Equally impressive was the Seppie Veneziana, little morsels of cuttlefish stewed tenderly inside its own ink. We previously had the same dish at Al Portego but this was absolutely better by miles. As with any seafood ingredients freshness was the key, and this ink sauce was as fresh and flavorsome as we could expect.
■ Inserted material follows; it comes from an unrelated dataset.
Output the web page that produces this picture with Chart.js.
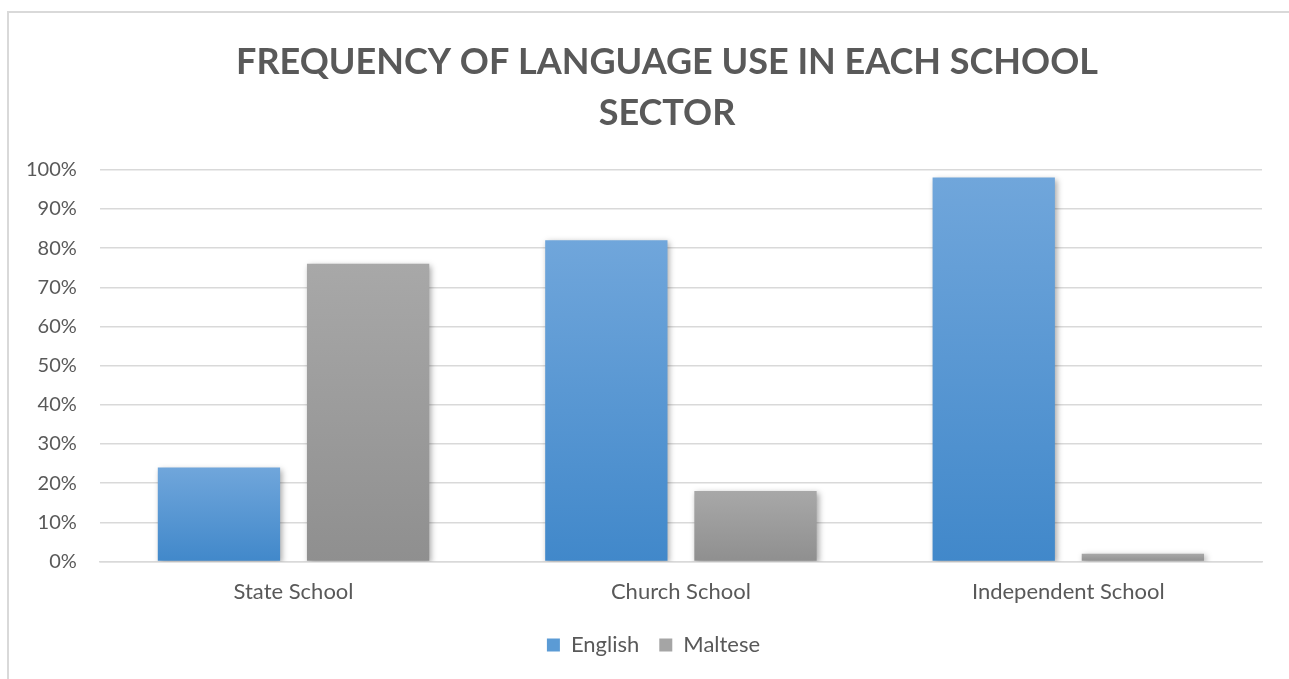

Did I mention the 1/2 bottle of Valpolicella for 7 Euros? And that they didn't charge us Coperto? For anyone seeking an authentic Venetian trattoria on a modest budget, this little mom-and-pop operation would be my recommendation, as long as you're willing to stray 10 minutes from San Marco.

Bill for Two Persons
Tris di Capesante12 Euros
Seppie alla Veneziana12 Euros
Spaghetti con Canocchie13 Euros
1/2 Bottle of Valpolicella7 Euros
TOTAL44 Euros (CAD$61.6)


6342 A LE TOLE
Located on Barbaria delle Tole; just 20m east of Campo Santi Giovanni e Paolo


One evening we headed for Antica Bandierette again but found it closed on Mondays. Half a block away we saw a Spaghetteria completely packed with diners, with an open kitchen where pasta was being handmade. We weren't aware at the time, but this turned out to be the immensely popular Spaghetteria 6342 a le Tole.



Still salivating for the Seppie Nero at Bandierette's from the other night, my wife ordered the Spaghetti Nero half-expecting another miracle. While the pasta's texture did come out perfect, everything else was frankly disappointing -- the scallops tasted of frozen seafood, the sauce was underflavored, and there just wasn't enough ink to bring the dish together.



My Spaghettoni con Scampi was better, as I certainly expected when paying 18 Euros(!) for a Primo. But the Scampi still weren't the freshest, and while the portion was generous I'd much prefer Bandierette's version with Canocchie at 2/3 the price. And considering the overpriced house wine at 4.5 Euros a glass, it really made me question the popularity of this place.

Bill for Two Persons
Spaghetti Neri15 Euros
Spaghettoni con Scampi18 Euros
2 Glasses of House Wine9 Euros
Coperto x 24 Euros
TOTAL46 Euros (CAD$64.4)



The size of our meals usually left us with no room for heavy desserts. Luckily in Venice a Gelateria is never far away, and around our apartment the neighborhood Gelateria was a refreshing little shop called Mela Verde, serving excellent artisan Gelati centered around a killer Mela Verde (green apple) flavor. Spending 2 Euros for a small Gelato, perhaps holding a 1.5 Euro Crostini from a nearby Bacaro in the other hand, savoring Venice doesn't always mean breaking the bank.